__TO DO__.
Without the pictures, output the records below word for word.

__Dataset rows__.

☆ ☆ ☆

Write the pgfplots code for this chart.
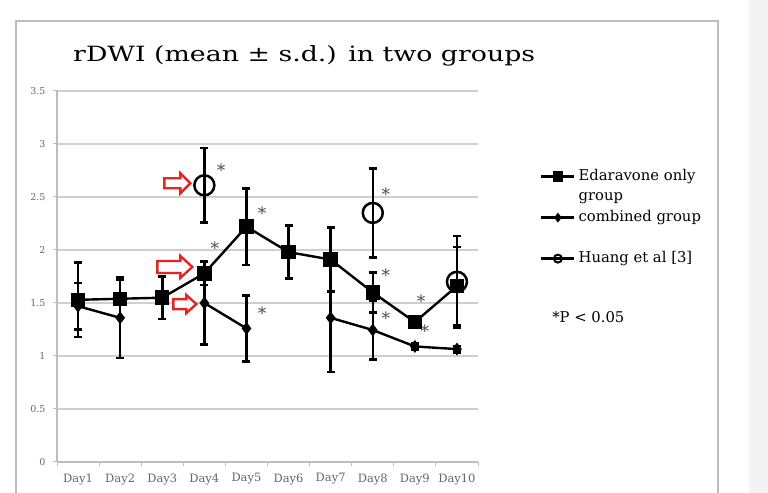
\documentclass[border=0pt]{standalone}
\usepackage{fontspec}
\setmainfont{DejaVu Serif}
\usepackage{graphicx}
\usepackage{pgfplots}
\pgfplotsset{compat=1.18}
\usepackage{pgfplotstable}

\definecolor{framegray}{HTML}{BDBDBD}
\definecolor{gridgray}{HTML}{CFCFCF}
\definecolor{panelgray}{HTML}{F3F3F3}
\definecolor{labelgray}{HTML}{666666}
\definecolor{arrowred}{HTML}{E52521}

\pgfplotstableread{
x y err
1 1.53 0.35
2 1.54 0.18
3 1.55 0.20
4 1.78 0.11
5 2.22 0.36
6 1.98 0.25
7 1.91 0.30
8 1.60 0.19
9 1.32 0.04
10 1.66 0.37
}\edaravone

\pgfplotstableread{
x y err
1 1.47 0.22
2 1.36 0.38
3 nan nan
4 1.50 0.39
5 1.26 0.31
6 nan nan
7 1.36 0.51
8 1.245 0.28
9 1.09 0.03
10 1.065 0.03
}\combined

\pgfplotstableread{
x y err
4 2.61 0.35
8 2.35 0.42
10 1.70 0.43
}\huang

\begin{document}
\begin{tikzpicture}[x=1bp,y=1bp]
\useasboundingbox (0,0) rectangle (768,493);
\fill[panelgray] (749,0) rectangle (768,493);
\draw[framegray, line width=1.6bp] (16,-2) -- (16,472) -- (718,472) -- (718,-2);

\begin{axis}[
  at={(57bp,31bp)}, anchor=south west,
  scale only axis, width=421bp, height=371bp,
  xmin=0.5, xmax=10.5, ymin=0, ymax=3.5,
  axis x line*=bottom, axis y line*=left,
  axis line style={-, framegray, line width=1.2bp},
  xtick={1,...,10},
  xticklabels={Day1,Day2,Day3,Day4,Day5,Day6,Day7,Day8,Day9,Day10},
  minor xtick={0.5,1.5,...,10.5},
  ytick={0,0.5,...,3.5},
  tick align=outside,
  major tick length=4bp, minor tick length=4bp,
  tick style={framegray, line width=1bp},
  major x tick style={draw=none},
  ymajorgrids, grid style={gridgray, line width=1.3bp},
  /pgf/number format/assume math mode=true,
  xticklabel style={font=\fontsize{11.5bp}{13bp}\selectfont, text=labelgray, yshift=-4bp},
  yticklabel style={font=\fontsize{9.5bp}{11bp}\selectfont, text=labelgray, xshift=-4bp},
  unbounded coords=jump,
  clip=false,
  legend image code/.code={\draw[mark repeat=2,mark phase=2,#1] plot coordinates {(0bp,0bp) (16.5bp,0bp) (33bp,0bp)};},
  legend style={draw=none, fill=none, at={(1.1473,0.790)}, anchor=north west,
    font=\fontsize{14.8bp}{17bp}\selectfont, inner sep=0pt, row sep=5.5bp, column sep=3bp,
    nodes={inner sep=0pt, text height=11bp, text depth=4bp}},
  legend cell align=left,
]
\addlegendimage{black, line width=2.4bp, mark=square*, mark size=4bp}
\addlegendentry{Edaravone only}
\addlegendimage{empty legend}
\addlegendentry{group}
\addlegendimage{black, line width=2.4bp, mark=diamond*, mark size=3bp}
\addlegendentry{combined group}
\addlegendimage{empty legend}
\addlegendentry{}
\addlegendimage{black, line width=2.4bp, mark=o, mark size=4bp, mark options={line width=2bp}}
\addlegendentry{Huang et al [3]}

\addplot[forget plot, black, line width=2.4bp, mark=square*, mark size=6bp,
  error bars/.cd, y dir=both, y explicit,
  error bar style={line width=2.5bp},
  error mark options={rotate=90, mark size=4bp, line width=2.5bp}]
  table[x=x, y=y, y error=err] {\edaravone};
\addplot[forget plot, black, line width=2.4bp, mark=diamond*, mark size=4.5bp,
  error bars/.cd, y dir=both, y explicit,
  error bar style={line width=2.5bp},
  error mark options={rotate=90, mark size=4bp, line width=2.5bp}]
  table[x=x, y=y, y error=err] {\combined};
\addplot[forget plot, only marks, black, mark=o, mark size=10bp, mark options={line width=2.5bp},
  error bars/.cd, y dir=both, y explicit,
  error bar style={line width=2.5bp},
  error mark options={rotate=90, mark size=4bp, line width=2.5bp}]
  table[x=x, y=y, y error=err] {\huang};

% significance asterisks
\begin{scope}[every node/.style={font=\fontsize{17bp}{20bp}\selectfont, text=black!70, inner sep=0pt}]
\node at (axis cs:4.40,2.75) {*};
\node at (axis cs:4.25,2.02) {*};
\node at (axis cs:5.37,2.35) {*};
\node at (axis cs:5.37,1.40) {*};
\node at (axis cs:8.31,2.53) {*};
\node at (axis cs:8.31,1.76) {*};
\node at (axis cs:8.31,1.36) {*};
\node at (axis cs:9.15,1.52) {*};
\node at (axis cs:9.24,1.235) {*};
\end{scope}

% red arrows
\draw[arrowred, line width=2.4bp, fill=white, line join=miter]
  (axis cs:4,2.63) ++(-14bp,0bp) -- ++(-10bp,10bp) -- ++(0bp,-5bp) -- ++(-16bp,0bp) -- ++(0bp,-10bp) -- ++(16bp,0bp) -- ++(0bp,-5bp) -- cycle;
\draw[arrowred, line width=2.4bp, fill=white, line join=miter]
  (axis cs:4,1.84) ++(-12bp,0bp) -- ++(-12bp,11bp) -- ++(0bp,-5bp) -- ++(-23bp,0bp) -- ++(0bp,-12bp) -- ++(23bp,0bp) -- ++(0bp,-5bp) -- cycle;
\draw[arrowred, line width=2.4bp, fill=white, line join=miter]
  (axis cs:4,1.49) ++(-8bp,0bp) -- ++(-10bp,9bp) -- ++(0bp,-4bp) -- ++(-13bp,0bp) -- ++(0bp,-10bp) -- ++(13bp,0bp) -- ++(0bp,-4bp) -- cycle;

\node[anchor=base west, font=\fontsize{14.8bp}{17bp}\selectfont, inner sep=0pt]
  at (axis description cs:1.176,0.377) {*P < 0.05};
\end{axis}

\node[anchor=base west, inner sep=0pt, font=\fontsize{21bp}{24bp}\selectfont] at (73,431) {\resizebox{462bp}{\height}{rDWI (mean ± s.d.) in two groups}};
\end{tikzpicture}
\end{document}
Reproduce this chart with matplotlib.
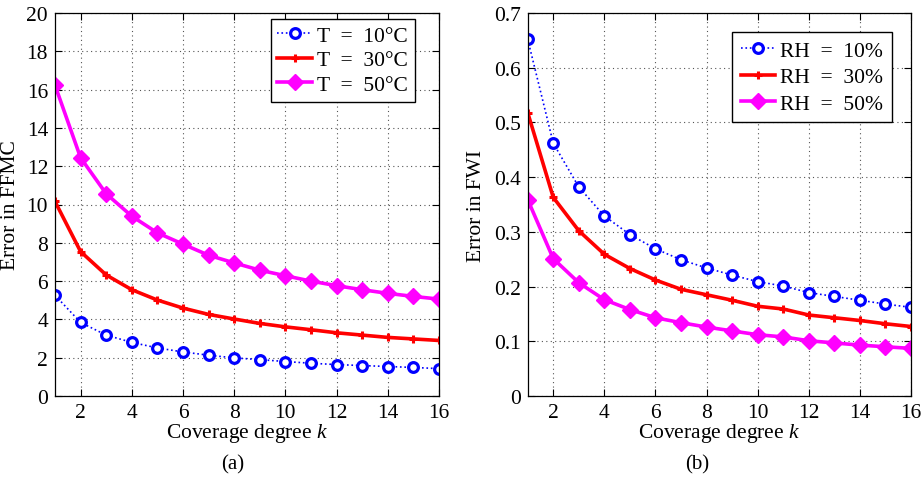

☆ ☆ ☆

__COMPLETE ANSWER__.
Write the pgfplots code for this chart.
\documentclass[border=0pt]{standalone}
\usepackage{fontspec}
\setmainfont{DejaVu Serif}
\usepackage{graphicx}
\usepackage{pgfplots}
\pgfplotsset{compat=1.18}
\usepackage{pgfplotstable}

\definecolor{framegray}{HTML}{BDBDBD}
\definecolor{gridgray}{HTML}{CFCFCF}
\definecolor{panelgray}{HTML}{F3F3F3}
\definecolor{labelgray}{HTML}{666666}
\definecolor{arrowred}{HTML}{E52521}

\pgfplotstableread{
x y err
1 1.53 0.35
2 1.54 0.18
3 1.55 0.20
4 1.78 0.11
5 2.22 0.36
6 1.98 0.25
7 1.91 0.30
8 1.60 0.19
9 1.32 0.04
10 1.66 0.37
}\edaravone

\pgfplotstableread{
x y err
1 1.47 0.22
2 1.36 0.38
3 nan nan
4 1.50 0.39
5 1.26 0.31
6 nan nan
7 1.36 0.51
8 1.245 0.28
9 1.09 0.03
10 1.065 0.03
}\combined

\pgfplotstableread{
x y err
4 2.61 0.35
8 2.35 0.42
10 1.70 0.43
}\huang

\begin{document}
\begin{tikzpicture}[x=1bp,y=1bp]
\useasboundingbox (0,0) rectangle (768,493);
\fill[panelgray] (749,0) rectangle (768,493);
\draw[framegray, line width=1.6bp] (16,-2) -- (16,472) -- (718,472) -- (718,-2);

\begin{axis}[
  at={(57bp,31bp)}, anchor=south west,
  scale only axis, width=421bp, height=371bp,
  xmin=0.5, xmax=10.5, ymin=0, ymax=3.5,
  axis x line*=bottom, axis y line*=left,
  axis line style={-, framegray, line width=1.2bp},
  xtick={1,...,10},
  xticklabels={Day1,Day2,Day3,Day4,Day5,Day6,Day7,Day8,Day9,Day10},
  minor xtick={0.5,1.5,...,10.5},
  ytick={0,0.5,...,3.5},
  tick align=outside,
  major tick length=4bp, minor tick length=4bp,
  tick style={framegray, line width=1bp},
  major x tick style={draw=none},
  ymajorgrids, grid style={gridgray, line width=1.3bp},
  /pgf/number format/assume math mode=true,
  xticklabel style={font=\fontsize{11.5bp}{13bp}\selectfont, text=labelgray, yshift=-4bp},
  yticklabel style={font=\fontsize{9.5bp}{11bp}\selectfont, text=labelgray, xshift=-4bp},
  unbounded coords=jump,
  clip=false,
  legend image code/.code={\draw[mark repeat=2,mark phase=2,#1] plot coordinates {(0bp,0bp) (16.5bp,0bp) (33bp,0bp)};},
  legend style={draw=none, fill=none, at={(1.1473,0.790)}, anchor=north west,
    font=\fontsize{14.8bp}{17bp}\selectfont, inner sep=0pt, row sep=5.5bp, column sep=3bp,
    nodes={inner sep=0pt, text height=11bp, text depth=4bp}},
  legend cell align=left,
]
\addlegendimage{black, line width=2.4bp, mark=square*, mark size=4bp}
\addlegendentry{Edaravone only}
\addlegendimage{empty legend}
\addlegendentry{group}
\addlegendimage{black, line width=2.4bp, mark=diamond*, mark size=3bp}
\addlegendentry{combined group}
\addlegendimage{empty legend}
\addlegendentry{}
\addlegendimage{black, line width=2.4bp, mark=o, mark size=4bp, mark options={line width=2bp}}
\addlegendentry{Huang et al [3]}

\addplot[forget plot, black, line width=2.4bp, mark=square*, mark size=6bp,
  error bars/.cd, y dir=both, y explicit,
  error bar style={line width=2.5bp},
  error mark options={rotate=90, mark size=4bp, line width=2.5bp}]
  table[x=x, y=y, y error=err] {\edaravone};
\addplot[forget plot, black, line width=2.4bp, mark=diamond*, mark size=4.5bp,
  error bars/.cd, y dir=both, y explicit,
  error bar style={line width=2.5bp},
  error mark options={rotate=90, mark size=4bp, line width=2.5bp}]
  table[x=x, y=y, y error=err] {\combined};
\addplot[forget plot, only marks, black, mark=o, mark size=10bp, mark options={line width=2.5bp},
  error bars/.cd, y dir=both, y explicit,
  error bar style={line width=2.5bp},
  error mark options={rotate=90, mark size=4bp, line width=2.5bp}]
  table[x=x, y=y, y error=err] {\huang};

% significance asterisks
\begin{scope}[every node/.style={font=\fontsize{17bp}{20bp}\selectfont, text=black!70, inner sep=0pt}]
\node at (axis cs:4.40,2.75) {*};
\node at (axis cs:4.25,2.02) {*};
\node at (axis cs:5.37,2.35) {*};
\node at (axis cs:5.37,1.40) {*};
\node at (axis cs:8.31,2.53) {*};
\node at (axis cs:8.31,1.76) {*};
\node at (axis cs:8.31,1.36) {*};
\node at (axis cs:9.15,1.52) {*};
\node at (axis cs:9.24,1.235) {*};
\end{scope}

% red arrows
\draw[arrowred, line width=2.4bp, fill=white, line join=miter]
  (axis cs:4,2.63) ++(-14bp,0bp) -- ++(-10bp,10bp) -- ++(0bp,-5bp) -- ++(-16bp,0bp) -- ++(0bp,-10bp) -- ++(16bp,0bp) -- ++(0bp,-5bp) -- cycle;
\draw[arrowred, line width=2.4bp, fill=white, line join=miter]
  (axis cs:4,1.84) ++(-12bp,0bp) -- ++(-12bp,11bp) -- ++(0bp,-5bp) -- ++(-23bp,0bp) -- ++(0bp,-12bp) -- ++(23bp,0bp) -- ++(0bp,-5bp) -- cycle;
\draw[arrowred, line width=2.4bp, fill=white, line join=miter]
  (axis cs:4,1.49) ++(-8bp,0bp) -- ++(-10bp,9bp) -- ++(0bp,-4bp) -- ++(-13bp,0bp) -- ++(0bp,-10bp) -- ++(13bp,0bp) -- ++(0bp,-4bp) -- cycle;

\node[anchor=base west, font=\fontsize{14.8bp}{17bp}\selectfont, inner sep=0pt]
  at (axis description cs:1.176,0.377) {*P < 0.05};
\end{axis}

\node[anchor=base west, inner sep=0pt, font=\fontsize{21bp}{24bp}\selectfont] at (73,431) {\resizebox{462bp}{\height}{rDWI (mean ± s.d.) in two groups}};
\end{tikzpicture}
\end{document}
Reproduce this chart with matplotlib.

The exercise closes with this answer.